Ten years ago, the things you just wrote about in this, were forecast to be in use right about now. Instead, they are still in "development" or have been discarded as not workable after spending millions of our dollars and thousands of man hours.
So, while I agree that all of this will come about someday...
I wouldn't hold my breath or make any big bets on when.
The following hissed in response by: Big D
While I hate to dispute Papa Ray, check out the Thor Missle system sometime. Just about guided bullets - It is a single missle that seperates into three self guided "bullets" that kill with kenetic energy only. The first surface to air missle that is also an anti-vehicle and building weapon as well. Amazing.
Of course 99% of this stuff never pans out. But the 1% that does...
The following hissed in response by: boffo
Regarding the Brain Machine Interface, it occurs to me that all the applications you listed only need good remote controls, rather than the much more difficult task of reading thoughts. I don't see any reason a drone aircraft couldn't pull off 20 or 50 g turns with a guy on the ground using a joystick.
Certainly controlling them directly with the brain would be better, but that's certainly not necessary in order to give a remote control pilot all the information (or more information) that someone in the vehicle would have.
- Your brother Steve
The following hissed in response by: Dan Kauffman
We had a presentation awhile back at work entitled
Future Combat Systems,
While it did not include anything you have here, and I am not going to relate what they did show us, but it impressed the heck out of me, and I kind of hope to be working on some of it.
The simulations were of the type that made ones mouth drop open and mutter "Oh Wow"
The above hissed in response by: Dan Kauffman at August 1, 2006 12:13 AM
The following hissed in response by: Dafydd ab Hugh
Wow, this is an occasion! Welcome, Steve.
But there is still a distinction, I think: controlling a plane remotely via stick and rudder and controlling it by thought are different, and I suspect the latter will be better than the former. Have you read the "Gil Hamilton" stories by Larry Niven, collected in the book the Long Arm of Gil Hamilton? Larry does a great job of showing how mental control, properly focused, could work a lot better than actual remote uplink -- though you must read between the cracks.
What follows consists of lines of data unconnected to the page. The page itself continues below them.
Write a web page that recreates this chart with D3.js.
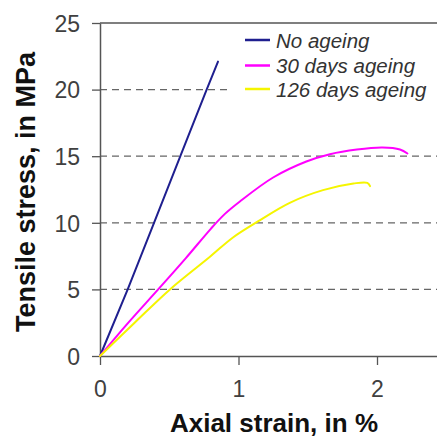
<!DOCTYPE html>
<html><head><meta charset="utf-8">
<script src="https://cdn.jsdelivr.net/npm/d3@7"></script>
<style>body{margin:0;background:#fff}svg{display:block}</style>
</head><body>
<script>
const seriesNames = ["No ageing", "30 days ageing", "126 days ageing"];
const seriesColors = ["#1f1f8f", "#ff00ff", "#f5f500"];
const noAgeingStrain = [0, 0.2, 0.39, 0.58, 0.77, 0.852];
const noAgeingStress = [0, 5, 10, 15, 20, 22.1];
const days30Strain = [0, 0.2, 0.42, 0.62, 0.8, 0.9, 1.01, 1.25, 1.49, 1.66, 1.855, 2.04, 2.166, 2.22];
const days30Stress = [0, 2.45, 5, 7.35, 9.55, 10.65, 11.6, 13.4, 14.6, 15.15, 15.5, 15.65, 15.5, 15.2];
const days126Strain = [0, 0.25, 0.505, 0.794, 0.96, 1.14, 1.37, 1.61, 1.83, 1.93, 1.95];
const days126Stress = [0, 2.5, 5, 7.45, 8.9, 10.1, 11.5, 12.45, 12.95, 13.0, 12.75];
const yTicks = [0, 5, 10, 15, 20, 25];
const xTicks = [0, 1, 2];
const gridValues = [5, 10, 15, 20];

const W = 437, H = 437;
const svg = d3.select("body").append("svg").attr("width", W).attr("height", H);
const x = d3.scaleLinear().domain([0, 2.4332]).range([100, 437]);
const y = d3.scaleLinear().domain([0, 25]).range([356, 23]);
const axisColor = "#555";
const font = "Liberation Sans, Arial, sans-serif";

// grid
svg.append("g").selectAll("line").data(gridValues).join("line")
  .attr("x1", 100).attr("x2", W).attr("y1", d => y(d)).attr("y2", d => y(d))
  .attr("stroke", "#666").attr("stroke-width", 1.2).attr("stroke-dasharray", "7,5");

// top border
svg.append("line").attr("x1", 100).attr("x2", W).attr("y1", y(25)).attr("y2", y(25))
  .attr("stroke", axisColor).attr("stroke-width", 1.5);

// y axis
const yAxis = svg.append("g").attr("transform", "translate(100,0)")
  .call(d3.axisLeft(y).tickValues(yTicks).tickSize(8).tickSizeOuter(0).tickPadding(12));
yAxis.select(".domain").attr("stroke", axisColor).attr("stroke-width", 1.5);
yAxis.selectAll(".tick line").attr("stroke", axisColor).attr("stroke-width", 1.3);
yAxis.selectAll("text").attr("font-family", font).attr("font-size", 23).attr("fill", "#404040").attr("dy", "0.36em");

// x axis
const xAxis = svg.append("g").attr("transform", `translate(0,${y(0)})`)
  .call(d3.axisBottom(x).tickValues(xTicks).tickFormat(d3.format("d")).tickSize(9).tickSizeOuter(0).tickPadding(16));
xAxis.select(".domain").attr("stroke", axisColor).attr("stroke-width", 1.5);
xAxis.selectAll(".tick line").attr("stroke", axisColor).attr("stroke-width", 1.3);
xAxis.selectAll("text").attr("font-family", font).attr("font-size", 23).attr("fill", "#404040").attr("dy", "0.71em");

// series
const series = [
  {strain: noAgeingStrain, stress: noAgeingStress},
  {strain: days30Strain, stress: days30Stress},
  {strain: days126Strain, stress: days126Stress}
];
const straight = d3.line().x(d => x(d[0])).y(d => y(d[1]));
const smooth = d3.line().x(d => x(d[0])).y(d => y(d[1])).curve(d3.curveCatmullRom.alpha(0.5));
series.forEach((s, i) => {
  const pts = s.strain.map((v, j) => [v, s.stress[j]]);
  svg.append("path").datum(pts)
    .attr("d", i === 0 ? straight(pts) : smooth(pts))
    .attr("fill", "none").attr("stroke", seriesColors[i]).attr("stroke-width", 2)
    .attr("stroke-linejoin", "round").attr("stroke-linecap", "round");
});

// legend
const leg = svg.append("g");
leg.append("rect").attr("x", 232).attr("y", 26).attr("width", W - 232).attr("height", 76).attr("fill", "#fff");
const legY = [40, 65.5, 89];
seriesNames.forEach((n, i) => {
  leg.append("line").attr("x1", 245).attr("x2", 270).attr("y1", legY[i]).attr("y2", legY[i])
    .attr("stroke", seriesColors[i]).attr("stroke-width", 2.5);
  leg.append("text").attr("x", 276).attr("y", legY[i] + 7.5).text(n)
    .attr("font-family", font).attr("font-style", "italic").attr("font-size", 20.5).attr("fill", "#333");
});

// titles
svg.append("text").attr("x", 274).attr("y", 432).attr("text-anchor", "middle")
  .attr("font-family", font).attr("font-weight", "bold").attr("font-size", 26).attr("fill", "#111")
  .text("Axial strain, in %");
svg.append("text").attr("transform", "translate(35,192) rotate(-90)").attr("text-anchor", "middle")
  .attr("font-family", font).attr("font-weight", "bold").attr("font-size", 27).attr("fill", "#111")
  .text("Tensile stress, in MPa");
</script>
</body></html>
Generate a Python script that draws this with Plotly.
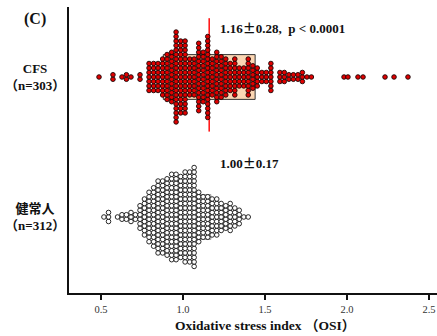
import plotly.graph_objects as go

# ---- data ----
groups = ["健常人", "CFS"]
group_n = [312, 303]
group_mean = [1.00, 1.16]
group_sd = [0.17, 0.28]

cfs_osi = [0.488, 0.573, 0.628, 0.655, 0.683, 0.738,
           0.793, 0.821, 0.848, 0.876, 0.903, 0.931, 0.958, 0.986, 1.013, 1.041,
           1.068, 1.096, 1.123, 1.151, 1.178, 1.206, 1.233, 1.261, 1.288, 1.316,
           1.343, 1.371, 1.398, 1.426, 1.453, 1.481, 1.508, 1.536,
           1.591, 1.618, 1.646, 1.673, 1.701, 1.728, 1.756, 1.783,
           1.982, 2.006, 2.067, 2.098, 2.232, 2.287, 2.372]
cfs_counts = [1, 2, 1, 2, 1, 2,
              7, 7, 7, 9, 11, 12, 21, 17, 17, 9,
              9, 16, 12, 19, 9, 12, 10, 9, 7, 9,
              5, 5, 9, 6, 5, 3, 3, 7,
              3, 3, 2, 2, 2, 3, 1, 1,
              1, 1, 1, 1, 1, 1, 1]

healthy_osi = [0.518, 0.546, 0.601, 0.628, 0.655, 0.683, 0.710, 0.738, 0.765,
               0.793, 0.821, 0.848, 0.876, 0.903, 0.931, 0.958, 0.986, 1.013,
               1.041, 1.068, 1.096, 1.123, 1.151, 1.178, 1.206, 1.233, 1.261,
               1.288, 1.316, 1.343, 1.371, 1.398]
healthy_counts = [1, 3, 1, 2, 2, 3, 2, 6, 9,
                  12, 14, 17, 17, 18, 20, 20, 19, 21,
                  21, 23, 12, 10, 10, 9, 9, 7, 6,
                  7, 5, 4, 1, 1]

x_tick_vals = [0.5, 1.0, 1.5, 2.0, 2.5]
x_tick_text = ["0.5", "1.0", "1.5", "2.0", "2.5"]
x_title = "Oxidative stress index （OSI）"
p_text = "p < 0.0001"
panel_label = "(C)"

# ---- layout helpers ----
STEP = 0.0321  # vertical spacing of stacked dots (in y units)


def stack(values, counts, center):
    xs, ys = [], []
    for v, n in zip(values, counts):
        for i in range(n):
            xs.append(v)
            ys.append(center + (i - (n - 1) / 2) * STEP)
    return xs, ys


serif = "Liberation Serif, Times New Roman, serif"
cjk = serif + ", Noto Sans CJK JP"
PM = "<span style='font-family:Noto Sans CJK JP'>±</span>"
fig = go.Figure()

# boxes (mean ± SD) and mean line
fig.add_shape(type="rect", x0=group_mean[0] - group_sd[0], x1=group_mean[0] + group_sd[0],
              y0=-0.16, y1=0.16, fillcolor="white", line=dict(color="#999", width=1),
              layer="below")
fig.add_shape(type="rect", x0=group_mean[1] - group_sd[1], x1=group_mean[1] + group_sd[1],
              y0=1 - 0.16, y1=1 + 0.16, fillcolor="#FBD6B3", line=dict(color="#333", width=1),
              layer="below")
fig.add_shape(type="line", x0=group_mean[1], x1=group_mean[1], y0=1 - 0.39, y1=1 + 0.42,
              line=dict(color="#ff1a1a", width=1.6), layer="below")

hx, hy = stack(healthy_osi, healthy_counts, 0)
fig.add_trace(go.Scatter(x=hx, y=hy, mode="markers",
                         marker=dict(size=4.6, color="white", line=dict(color="#111", width=0.9)),
                         showlegend=False, hoverinfo="skip"))
cx, cy = stack(cfs_osi, cfs_counts, 1)
fig.add_trace(go.Scatter(x=cx, y=cy, mode="markers",
                         marker=dict(size=4.6, color="#e00000", line=dict(color="#1a0505", width=0.9)),
                         showlegend=False, hoverinfo="skip"))

# texts
cfs_stat = "<b>%.2f%s%.2f,  %s</b>" % (group_mean[1], PM, group_sd[1], p_text)
hc_stat = "<b>%.2f%s%.2f</b>" % (group_mean[0], PM, group_sd[0])
fig.add_annotation(x=1.213, y=1.357, xref="x", yref="y", text=cfs_stat,
                   showarrow=False, xanchor="left", yanchor="middle",
                   font=dict(family=serif, size=13, color="#111"))
fig.add_annotation(x=1.213, y=0.386, xref="x", yref="y", text=hc_stat,
                   showarrow=False, xanchor="left", yanchor="middle",
                   font=dict(family=serif, size=13, color="#111"))
fig.add_annotation(x=0, y=1.5, xref="paper", yref="y", text="<b>" + panel_label + "</b>",
                   showarrow=False, xanchor="center", yanchor="middle",
                   xshift=-34, yshift=-12, font=dict(family=serif, size=16, color="#111"))

for yv, name, n in [(1, groups[1], group_n[1]), (0, groups[0], group_n[0])]:
    fig.add_annotation(x=0, y=yv, xref="paper", yref="y",
                       text="<b>" + name + "</b><br><b>（n=" + str(n) + "）</b>",
                       showarrow=False, xanchor="center", yanchor="middle", xshift=-34,
                       align="center",
                       font=dict(family=cjk, size=13, color="#111"))

fig.add_annotation(x=1.5, y=0, xref="x", yref="paper", text="<b>" + x_title + "</b>",
                   showarrow=False, xanchor="center", yanchor="middle", yshift=-32,
                   font=dict(family=cjk, size=13.5, color="#111"))

fig.update_layout(
    width=437, height=336,
    margin=dict(l=69, r=0, t=7, b=43),
    paper_bgcolor="white", plot_bgcolor="white",
    xaxis=dict(range=[0.305, 2.549], tickvals=x_tick_vals, ticktext=x_tick_text,
               showgrid=False, zeroline=False, showline=True, linecolor="#111", linewidth=2,
               ticks="outside", ticklen=5, tickwidth=1.5, tickcolor="#111",
               tickfont=dict(family=serif, size=10.5, color="#333")),
    yaxis=dict(range=[-0.543, 1.5], showgrid=False, zeroline=False, showline=True,
               linecolor="#111", linewidth=2, showticklabels=False, ticks=""),
)

fig.write_html("out.html", config={"displayModeBar": False},
               post_script="document.body.style.margin='0';document.body.style.overflow='hidden';")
In this case, I would envision a force-feedback system directly communicating with the body-awareness part of the brain, along with a VR hookup, so the pilot would see and feel as though he were flying by himself, like Superman. I think that would yield significantly better performance than either the pilot actually physically present in the cockpit or even flying remotely via control systems.
The above hissed in response by: Dafydd ab Hugh at August 1, 2006 4:06 AM
The following hissed in response by: JohnM
Hey, BLizard, the Exoskeleton idea is not new dude!! Don't believe me, go down to the library, microfilm section. Look into the November 1963 edition of Popular Mechanics. The US Army was looking at this idea back then. Even developed a mockup of the mechinical components.
Why didn't they develop it? Don't know but I suspect that the lack of microelectronics was the biggest issue. Without a means to have a fast electronic feedback mechanism stability and size would be an issue.